How can I get my actual bytes that I used to make a big byte array?

144 views Asked by At

I have a method which makes one byte array as per below format.

  • First it gets avroBytes.
  • Then it snappy compresses it.
  • Then it makes another byte array with particular format as shown below.

Below is the method:

  public static byte[] serialize(final Record record, final int clientId,
      final Map<String, String> holderMap) throws IOException {
    byte[] avroBytes = getAvroBytes(holderMap, record);
    byte[] snappyCompressed = Snappy.compress(avroBytes);

    int size = (2+8+4) + snappyCompressed.length;

    ByteBuffer buffer = ByteBuffer.allocate(size);
    buffer.order(ByteOrder.BIG_ENDIAN);
    buffer.putShort((short) clientId);
    buffer.putLong(System.currentTimeMillis());
    buffer.putInt(snappyCompressed.length);
    buffer.put(snappyCompressed);
    buffer.rewind();

    byte[] bytesToStore = new byte[size];
    buffer.get(bytesToStore);

    return bytesToStore;
  }

Now I want to get my actual avroBytes once I have bytesToStore

byte[] bytesToStore = serialize(......);
// now how can I get actual `avroBytes` using bytesToStore?

Is there any way to get it back?

2

There are 2 answers

2
clstrfsck On BEST ANSWER

Based on the code, the compressed version starts at bytesToStore[14], so one simple, but not necessarily most efficient way would be to make a copy of the bytes from that location, and call Snappy.uncompress(bytes).

Something like this:

public static int HEADER_SIZE = 2 + 8 + 4;

public static byte[] extractAvroBytes(byte[] bytesToStore) throws IOException {
    byte[] bytes = Arrays.copyOfRange(bytesToStore, HEADER_SIZE, bytesToStore.length);
    return Snappy.uncompress(bytes);
}

I haven't tested this, so some tweaking may be required.

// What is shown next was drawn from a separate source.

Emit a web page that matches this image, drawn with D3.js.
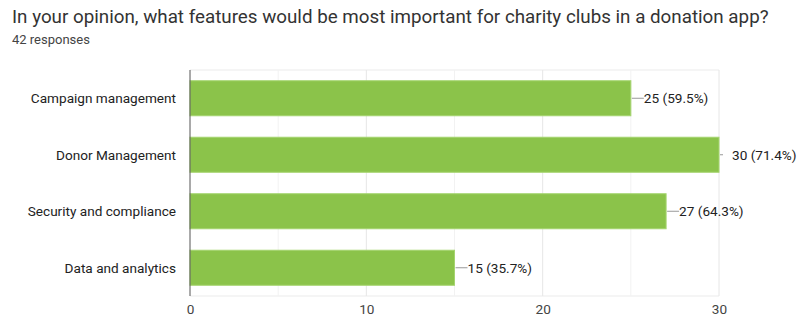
<!DOCTYPE html>
<html>
<head>
<script src="https://d3js.org/d3.v7.min.js"></script>
<style>
	body { margin: 0; background: #fff; }
	text { font-family: Roboto, Arial, sans-serif; }
</style>
</head>
<body>
<div class="chart"></div>
<script>
	var categories = ["Campaign management", "Donor Management", "Security and compliance", "Data and analytics"];
	var counts = [25, 30, 27, 15];
	var percents = ["59.5%", "71.4%", "64.3%", "35.7%"];
	var tickValues = [0, 10, 20, 30];
	var gridValues = [5, 10, 15, 20, 25, 30];

	var w = 797, h = 320;
	var pLeft = 190, pRight = 719, pTop = 70, pBottom = 296;

	var svg = d3.select(".chart").append("svg")
		.attr("width", w)
		.attr("height", h);

	svg.append("text")
		.attr("x", 12).attr("y", 23)
		.attr("font-size", 18.8).attr("fill", "#333")
		.text("In your opinion, what features would be most important for charity clubs in a donation app?");
	svg.append("text")
		.attr("x", 12).attr("y", 44)
		.attr("font-size", 13).attr("fill", "#444")
		.text("42 responses");

	var x = d3.scaleLinear().domain([0, 30]).range([pLeft, pRight]);
	var y = d3.scaleBand().domain(categories).range([pTop, pBottom]).paddingInner(0.38).paddingOuter(0.19);

	// grid
	svg.append("line")
		.attr("x1", pLeft).attr("x2", pRight).attr("y1", pTop).attr("y2", pTop)
		.attr("stroke", "#ebebeb");
	svg.append("line")
		.attr("x1", pLeft).attr("x2", pRight).attr("y1", pBottom).attr("y2", pBottom)
		.attr("stroke", "#ebebeb");
	svg.selectAll(".grid")
		.data(gridValues)
		.enter().append("line")
		.attr("class", "grid")
		.attr("x1", function(d) { return x(d); })
		.attr("x2", function(d) { return x(d); })
		.attr("y1", pTop).attr("y2", pBottom)
		.attr("stroke", function(d) { return d % 10 == 0 ? "#e6e6e6" : "#f2f2f2"; });

	var data = categories.map(function(c, i) { return {cat: c, v: counts[i], p: percents[i]}; });

	svg.selectAll(".bar")
		.data(data)
		.enter().append("rect")
		.attr("class", "bar")
		.attr("x", x(0))
		.attr("y", function(d) { return y(d.cat); })
		.attr("width", function(d) { return x(d.v) - x(0); })
		.attr("height", y.bandwidth())
		.attr("fill", "#8bc34a")
		.attr("stroke", "#a5d46f")
		.attr("stroke-width", 1);

	// leader lines + value labels
	svg.selectAll(".lead")
		.data(data)
		.enter().append("line")
		.attr("class", "lead")
		.attr("x1", function(d) { return x(d.v) + 1; })
		.attr("x2", function(d) { return x(d.v) + (d.v == 30 ? 4 : 13); })
		.attr("y1", function(d) { return y(d.cat) + y.bandwidth() / 2; })
		.attr("y2", function(d) { return y(d.cat) + y.bandwidth() / 2; })
		.attr("stroke", "#999");

	svg.selectAll(".val")
		.data(data)
		.enter().append("text")
		.attr("class", "val")
		.attr("x", function(d) { return x(d.v) + 13; })
		.attr("y", function(d) { return y(d.cat) + y.bandwidth() / 2; })
		.attr("dy", "0.35em")
		.attr("font-size", 13.6).attr("fill", "#222")
		.text(function(d) { return d.v + " (" + d.p + ")"; });

	// category labels
	svg.selectAll(".cat")
		.data(categories)
		.enter().append("text")
		.attr("class", "cat")
		.attr("x", 176)
		.attr("y", function(d) { return y(d) + y.bandwidth() / 2; })
		.attr("dy", "0.35em")
		.attr("text-anchor", "end")
		.attr("font-size", 13.6).attr("fill", "#222")
		.text(function(d) { return d; });

	// x axis labels
	var xAxis = d3.axisBottom(x).tickValues(tickValues).tickSize(0).tickPadding(8);
	var ax = svg.append("g")
		.attr("transform", "translate(0," + pBottom + ")")
		.call(xAxis);
	ax.select(".domain").remove();
	ax.selectAll("text")
		.attr("font-size", 13.6).attr("fill", "#444")
		.style("font-family", "Roboto, Arial, sans-serif");

	// vertical axis line
	svg.append("line")
		.attr("x1", pLeft).attr("x2", pLeft).attr("y1", pTop).attr("y2", pBottom)
		.attr("stroke", "#555");
</script>
</body>
</html>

Depending on the Java interface to snappy that you are using, there may be methods available to decompress data directly from the serialized bytes without making an intermediate copy.

0
Darshan Mehta On

From the code, it looks like there is already a method that returns avroBytes, e.g.:

byte[] avroBytes = getAvroBytes(holderMap, record);

This method needs holderMap and record as aguments, and looking at the code where serialize is called, you already have those two values. So, if possible, you can call getAvroBytes before calling serialize and pass it as an argument to serialize method.